* **Exercise objective**:
Work through the data below and give the number of lines holding "that", nothing more.

----- Record extracts -----

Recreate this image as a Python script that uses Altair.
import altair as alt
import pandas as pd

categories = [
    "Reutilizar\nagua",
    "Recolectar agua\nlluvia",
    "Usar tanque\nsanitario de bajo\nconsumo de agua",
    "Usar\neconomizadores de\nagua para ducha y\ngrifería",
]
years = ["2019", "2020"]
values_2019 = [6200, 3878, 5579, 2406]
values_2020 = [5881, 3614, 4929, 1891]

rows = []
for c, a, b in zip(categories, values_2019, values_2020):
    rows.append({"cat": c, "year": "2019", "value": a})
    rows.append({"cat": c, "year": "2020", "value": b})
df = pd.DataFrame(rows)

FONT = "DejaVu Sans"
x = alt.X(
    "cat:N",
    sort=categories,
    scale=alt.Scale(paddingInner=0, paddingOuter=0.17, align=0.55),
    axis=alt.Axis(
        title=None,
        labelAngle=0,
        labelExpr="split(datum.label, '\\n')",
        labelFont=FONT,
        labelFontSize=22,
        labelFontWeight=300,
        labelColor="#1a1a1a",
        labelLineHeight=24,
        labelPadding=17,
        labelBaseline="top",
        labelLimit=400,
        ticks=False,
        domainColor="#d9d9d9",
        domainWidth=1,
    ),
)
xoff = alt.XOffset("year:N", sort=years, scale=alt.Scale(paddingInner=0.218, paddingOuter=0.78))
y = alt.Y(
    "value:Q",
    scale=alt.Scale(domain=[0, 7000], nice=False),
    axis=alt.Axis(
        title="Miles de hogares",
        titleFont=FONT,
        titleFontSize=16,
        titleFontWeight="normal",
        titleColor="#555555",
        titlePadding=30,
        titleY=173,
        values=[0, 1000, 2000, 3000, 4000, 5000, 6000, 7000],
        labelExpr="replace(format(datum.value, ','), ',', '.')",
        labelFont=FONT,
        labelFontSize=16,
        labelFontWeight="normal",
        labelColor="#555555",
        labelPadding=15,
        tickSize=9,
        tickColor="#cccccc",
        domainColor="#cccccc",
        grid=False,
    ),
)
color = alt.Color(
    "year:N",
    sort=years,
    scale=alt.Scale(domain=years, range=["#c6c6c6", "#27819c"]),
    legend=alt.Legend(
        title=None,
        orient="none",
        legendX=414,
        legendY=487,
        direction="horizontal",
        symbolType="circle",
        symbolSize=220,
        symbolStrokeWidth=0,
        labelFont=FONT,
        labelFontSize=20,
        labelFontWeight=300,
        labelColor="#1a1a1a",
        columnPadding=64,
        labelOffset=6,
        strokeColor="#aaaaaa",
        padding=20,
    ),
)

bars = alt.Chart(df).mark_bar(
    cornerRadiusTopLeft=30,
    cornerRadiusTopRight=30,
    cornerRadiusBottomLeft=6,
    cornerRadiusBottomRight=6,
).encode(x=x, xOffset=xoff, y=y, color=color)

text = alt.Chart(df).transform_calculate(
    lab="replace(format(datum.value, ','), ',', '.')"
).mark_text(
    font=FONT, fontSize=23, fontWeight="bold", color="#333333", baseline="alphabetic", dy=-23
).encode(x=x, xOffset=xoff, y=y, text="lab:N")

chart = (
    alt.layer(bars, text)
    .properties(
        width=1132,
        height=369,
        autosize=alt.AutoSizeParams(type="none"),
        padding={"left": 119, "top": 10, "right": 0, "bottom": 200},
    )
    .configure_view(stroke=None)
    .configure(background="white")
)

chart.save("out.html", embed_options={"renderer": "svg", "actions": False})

-----
----- Record extracts -----

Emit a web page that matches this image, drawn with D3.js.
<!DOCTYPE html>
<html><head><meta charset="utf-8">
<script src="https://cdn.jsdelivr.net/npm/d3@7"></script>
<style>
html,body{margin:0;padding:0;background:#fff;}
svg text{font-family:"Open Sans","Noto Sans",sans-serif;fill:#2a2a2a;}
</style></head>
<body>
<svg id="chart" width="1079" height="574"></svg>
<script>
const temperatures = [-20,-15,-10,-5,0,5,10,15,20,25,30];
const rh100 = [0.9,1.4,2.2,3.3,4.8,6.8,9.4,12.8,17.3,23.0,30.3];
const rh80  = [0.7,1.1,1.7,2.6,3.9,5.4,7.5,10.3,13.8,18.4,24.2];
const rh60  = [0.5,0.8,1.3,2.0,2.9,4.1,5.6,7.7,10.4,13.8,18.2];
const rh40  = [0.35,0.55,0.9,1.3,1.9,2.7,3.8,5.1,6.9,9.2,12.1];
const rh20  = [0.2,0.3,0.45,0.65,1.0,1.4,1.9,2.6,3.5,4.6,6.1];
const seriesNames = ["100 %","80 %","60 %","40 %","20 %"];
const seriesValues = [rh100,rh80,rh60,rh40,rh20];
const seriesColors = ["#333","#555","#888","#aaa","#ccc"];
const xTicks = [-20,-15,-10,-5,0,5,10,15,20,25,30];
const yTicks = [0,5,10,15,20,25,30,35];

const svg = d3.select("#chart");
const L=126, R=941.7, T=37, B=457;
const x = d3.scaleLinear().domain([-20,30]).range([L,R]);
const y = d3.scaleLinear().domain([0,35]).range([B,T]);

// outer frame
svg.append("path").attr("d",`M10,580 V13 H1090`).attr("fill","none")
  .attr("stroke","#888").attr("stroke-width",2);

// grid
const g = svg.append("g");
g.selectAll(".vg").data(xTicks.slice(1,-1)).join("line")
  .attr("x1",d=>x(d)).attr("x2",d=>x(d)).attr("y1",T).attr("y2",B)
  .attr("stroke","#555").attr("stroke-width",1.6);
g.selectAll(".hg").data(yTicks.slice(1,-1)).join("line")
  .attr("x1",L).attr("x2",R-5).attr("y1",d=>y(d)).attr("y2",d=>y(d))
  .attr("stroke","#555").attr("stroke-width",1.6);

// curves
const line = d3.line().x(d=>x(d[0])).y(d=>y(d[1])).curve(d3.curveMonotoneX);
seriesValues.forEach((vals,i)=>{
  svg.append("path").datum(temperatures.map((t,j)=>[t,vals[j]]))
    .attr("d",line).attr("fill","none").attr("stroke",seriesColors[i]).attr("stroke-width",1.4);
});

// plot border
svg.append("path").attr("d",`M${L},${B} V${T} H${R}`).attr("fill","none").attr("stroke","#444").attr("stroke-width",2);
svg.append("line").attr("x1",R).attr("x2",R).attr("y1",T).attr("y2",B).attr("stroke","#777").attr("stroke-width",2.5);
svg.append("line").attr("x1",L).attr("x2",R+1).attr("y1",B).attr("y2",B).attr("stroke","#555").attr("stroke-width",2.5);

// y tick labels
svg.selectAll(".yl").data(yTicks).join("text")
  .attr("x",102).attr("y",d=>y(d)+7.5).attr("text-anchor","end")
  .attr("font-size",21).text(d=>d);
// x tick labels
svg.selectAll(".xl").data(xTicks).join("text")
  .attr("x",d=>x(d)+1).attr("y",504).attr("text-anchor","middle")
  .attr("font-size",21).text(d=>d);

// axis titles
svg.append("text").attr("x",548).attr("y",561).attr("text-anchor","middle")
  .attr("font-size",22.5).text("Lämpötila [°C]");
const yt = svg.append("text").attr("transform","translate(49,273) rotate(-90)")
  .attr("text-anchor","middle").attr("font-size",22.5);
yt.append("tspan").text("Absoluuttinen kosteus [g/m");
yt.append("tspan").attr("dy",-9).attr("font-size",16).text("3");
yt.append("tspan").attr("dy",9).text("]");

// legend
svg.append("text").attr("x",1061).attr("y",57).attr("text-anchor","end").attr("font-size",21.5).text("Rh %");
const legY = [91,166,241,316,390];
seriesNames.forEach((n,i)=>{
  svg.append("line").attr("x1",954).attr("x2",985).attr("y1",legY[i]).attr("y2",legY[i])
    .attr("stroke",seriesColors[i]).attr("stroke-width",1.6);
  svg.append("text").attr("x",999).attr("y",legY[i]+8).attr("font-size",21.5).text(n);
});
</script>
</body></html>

-----

* **Answer for the task**:
2